I won’t call it love if it isn’t
So it’s Valentine’s Day — a day I’ve grown estranged from, as if it belonged to a language I once spoke fluently and have since forgotten. I scroll past the declarations, the curated tenderness, the proof-of-love posts by couples, and feel an involuntary irony rise in me. Just wait until the blindfold comes off, I think. Not cruelly but with the weary realization of someone who has mistaken dim light for dawn before.
It isn’t that I don’t believe in love. It’s that the loves I’ve lived inside have always come up short — reaching toward me, but never quite arriving.
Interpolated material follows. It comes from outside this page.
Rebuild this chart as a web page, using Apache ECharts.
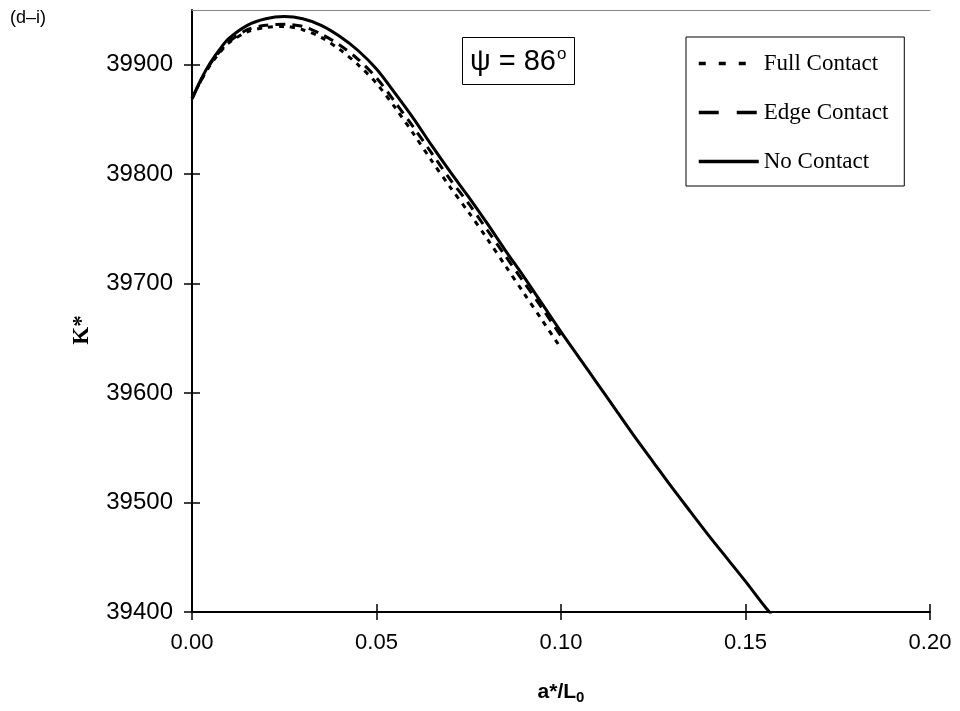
<!DOCTYPE html>
<html>
<head>
<meta charset="utf-8">
<script src="https://cdn.jsdelivr.net/npm/echarts@6/dist/echarts.min.js"></script>
<style>html,body{margin:0;padding:0;background:#fff}#c{width:960px;height:711px}</style>
</head>
<body>
<div id="c"></div>
<script>
// ---- data ----
const aNo = [0, 0.0025, 0.005, 0.0075, 0.01, 0.015, 0.02, 0.025, 0.03, 0.035, 0.04, 0.045, 0.05, 0.055, 0.06, 0.065, 0.07, 0.075, 0.08, 0.085, 0.09, 0.095, 0.10, 0.105, 0.11, 0.115, 0.12, 0.125, 0.13, 0.135, 0.14, 0.145, 0.15, 0.155, 0.157];
const kNo = [39869, 39887, 39902, 39914, 39924, 39936, 39942, 39944, 39942, 39936, 39926, 39913, 39896, 39874, 39851, 39826, 39802, 39779, 39755, 39730, 39706, 39681, 39656, 39632, 39608, 39584, 39560, 39537, 39514, 39492, 39470, 39449, 39428, 39406, 39398];
const aContact = [0, 0.0025, 0.005, 0.0075, 0.01, 0.015, 0.02, 0.025, 0.03, 0.035, 0.04, 0.045, 0.05, 0.055, 0.06, 0.065, 0.07, 0.075, 0.08, 0.085, 0.09, 0.095, 0.10];
const kFull = [39869, 39886, 39900, 39911, 39920, 39930, 39934, 39935, 39932, 39925, 39914, 39900, 39883, 39861, 39837, 39812, 39788, 39765, 39741, 39716, 39691, 39666, 39641];
const kEdge = [39869, 39886, 39901, 39912, 39921, 39932, 39936, 39937, 39935, 39928, 39918, 39905, 39888, 39866, 39843, 39819, 39795, 39773, 39749, 39725, 39701, 39677, 39652];
const xTicks = [0, 0.05, 0.10, 0.15, 0.20];
const yTicks = [39400, 39500, 39600, 39700, 39800, 39900];
const seriesNames = ['Full Contact', 'Edge Contact', 'No Contact'];

function pairs(xs, ys) { return xs.map((x, i) => [x, ys[i]]); }

const chart = echarts.init(document.getElementById('c'), null, {renderer: 'canvas'});
const axisCommonX = {type: 'value', min: 0, max: 0.20, interval: 0.05};
const axisCommonY = {type: 'value', min: 39400, max: 39950, interval: 50};
const black = '#000';
const hiddenSymbol = {color: 'rgba(0,0,0,0)', borderWidth: 0, opacity: 0};

chart.setOption({
  animation: false,
  backgroundColor: '#fff',
  grid: {left: 192, right: 30, top: 10, bottom: 99},
  title: {
    text: '{a|\u03c8 = 86}{s|o}',
    left: 462, top: 37,
    borderColor: '#000', borderWidth: 1,
    padding: [9, 8, 9, 8],
    textStyle: {
      fontWeight: 'normal',
      rich: {
        a: {fontFamily: 'Liberation Sans, Arial', fontWeight: 'normal', fontSize: 29, color: '#000', lineHeight: 29},
        s: {fontFamily: 'Liberation Sans, Arial', fontWeight: 'normal', fontSize: 17, color: '#000', padding: [0, 0, 14, 1]}
      }
    }
  },
  legend: {
    orient: 'vertical',
    left: 686, top: 37,
    borderColor: '#000', borderWidth: 1,
    padding: [15, 16, 13, 11],
    itemGap: 26,
    itemWidth: 60, itemHeight: 14,
    itemStyle: hiddenSymbol,
    textStyle: {fontFamily: 'Liberation Serif, Times New Roman', fontSize: 23, color: '#000'},
    data: [
      {name: seriesNames[0], itemStyle: hiddenSymbol, lineStyle: {type: [7, 13], width: 3.5, color: '#000'}},
      {name: seriesNames[1], itemStyle: hiddenSymbol, lineStyle: {type: [20, 18], width: 3.5, color: '#000'}},
      {name: seriesNames[2], itemStyle: hiddenSymbol, lineStyle: {type: 'solid', width: 3.5, color: '#000'}}
    ]
  },
  graphic: [
    {type: 'text', left: 10, top: 9, style: {text: '(d\u2013i)', fontFamily: 'Liberation Sans, Arial', fontSize: 18, fill: '#000'}}
  ],
  xAxis: [
    Object.assign({}, axisCommonX, {
      position: 'bottom',
      name: '{a|a*/L}{s|0}',
      nameLocation: 'middle', nameGap: 68,
      nameTextStyle: {rich: {
        a: {fontFamily: 'Liberation Sans, Arial', fontWeight: 'bold', fontSize: 21, color: '#000'},
        s: {fontFamily: 'Liberation Sans, Arial', fontWeight: 'bold', fontSize: 15, color: '#000', padding: [10, 0, 0, 0]}
      }},
      axisLine: {show: true, onZero: false, lineStyle: {color: black, width: 2}},
      axisTick: {show: true, inside: false, length: 8, lineStyle: {color: black, width: 1.5}, customValues: xTicks},
      axisLabel: {show: true, margin: 20, fontFamily: 'Liberation Sans, Arial', fontSize: 22, color: '#000',
        customValues: xTicks, formatter: v => v.toFixed(2)},
      splitLine: {show: false}
    }),
    Object.assign({}, axisCommonX, {
      position: 'bottom',
      axisLine: {show: false, onZero: false},
      axisTick: {show: true, inside: true, length: 8, lineStyle: {color: black, width: 1.5}, customValues: xTicks},
      axisLabel: {show: false},
      splitLine: {show: false}
    }),
    Object.assign({}, axisCommonX, {
      position: 'top',
      axisLine: {show: true, onZero: false, lineStyle: {color: '#888', width: 1}},
      axisTick: {show: false},
      axisLabel: {show: false},
      splitLine: {show: false}
    })
  ],
  yAxis: [
    Object.assign({}, axisCommonY, {
      position: 'left',
      name: 'K*',
      nameLocation: 'middle', nameGap: 98,
      nameTextStyle: {fontFamily: 'Liberation Serif, Times New Roman', fontWeight: 'bold', fontSize: 23, color: '#000', padding: [0, 38, 0, 0]},
      axisLine: {show: true, onZero: false, lineStyle: {color: black, width: 2}},
      axisTick: {show: true, inside: false, length: 8, lineStyle: {color: black, width: 1.5}, customValues: yTicks},
      axisLabel: {show: true, margin: 19, fontFamily: 'Liberation Sans, Arial', fontSize: 24, color: '#000',
        customValues: yTicks, formatter: v => String(Math.round(v))},
      splitLine: {show: false}
    }),
    Object.assign({}, axisCommonY, {
      position: 'left',
      axisLine: {show: false, onZero: false},
      axisTick: {show: true, inside: true, length: 8, lineStyle: {color: black, width: 1.5}, customValues: yTicks},
      axisLabel: {show: false},
      splitLine: {show: false}
    })
  ],
  series: [
    {name: seriesNames[0], type: 'line', xAxisIndex: 0, yAxisIndex: 0, data: pairs(aContact, kFull),
      symbol: 'none', smooth: 0.3, lineStyle: {color: '#000', width: 3, type: [5, 6]}, itemStyle: {color: '#000'}},
    {name: seriesNames[1], type: 'line', xAxisIndex: 0, yAxisIndex: 0, data: pairs(aContact, kEdge),
      symbol: 'none', smooth: 0.3, lineStyle: {color: '#000', width: 3, type: [10, 7]}, itemStyle: {color: '#000'}},
    {name: seriesNames[2], type: 'line', xAxisIndex: 0, yAxisIndex: 0, data: pairs(aNo, kNo),
      symbol: 'none', smooth: 0.3, lineStyle: {color: '#000', width: 3, type: 'solid'}, itemStyle: {color: '#000'}}
  ]
});
</script>
</body>
</html>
I wasn’t always like this. There was a time I believed I was loved well — or at least, that what I was given was the shape of love. But even that, in the end, failed to meet the quiet, unspoken standards of my open heart. And I don’t know whether to be grateful or resentful that, though men did not fulfill me, they educated me. They taught me what fulfillment must include: reciprocity, presence, commitment — the steady architecture of being chosen in daylight, not just desired at night time. I refuse to be a passing fancy.
That knowledge did not soften me, though. It raised my walls even higher. It made me guard my worth with a vigilance that sometimes feels indistinguishable from loneliness.
My skepticism is not born only of memory but of witness. Day after day, as I watch love “performed” in public and on social media — partners praising each other in captions while fractures show at the seams, devotion declared in pixels while faithfulness falters in private. I know some of these stories. I know the silences behind their smiles, the arguments sealed behind doors. Their posts may glow, but the truth flickers.
Love is messy, I know this. But I would rather be alone than live in a farce. When I see so much love rendered hollow or theatrical, something in me recoils. I grow distant. I fold inward. I begin to fear the very thing I still, stubbornly, believe in.
I’ve seen too much to settle. I don’t need rescue from my choices, but sometimes I imagine that one day someone will show up at my door. Someone whose presence quiets my doubt instead of awakening it. Someone who does not change my standards, but who finally meets them.
But until then, I live suspended between belief and skepticism — a romantic who has not stopped believing in love, only in the likelihood that there is a man who can meet me fully within it.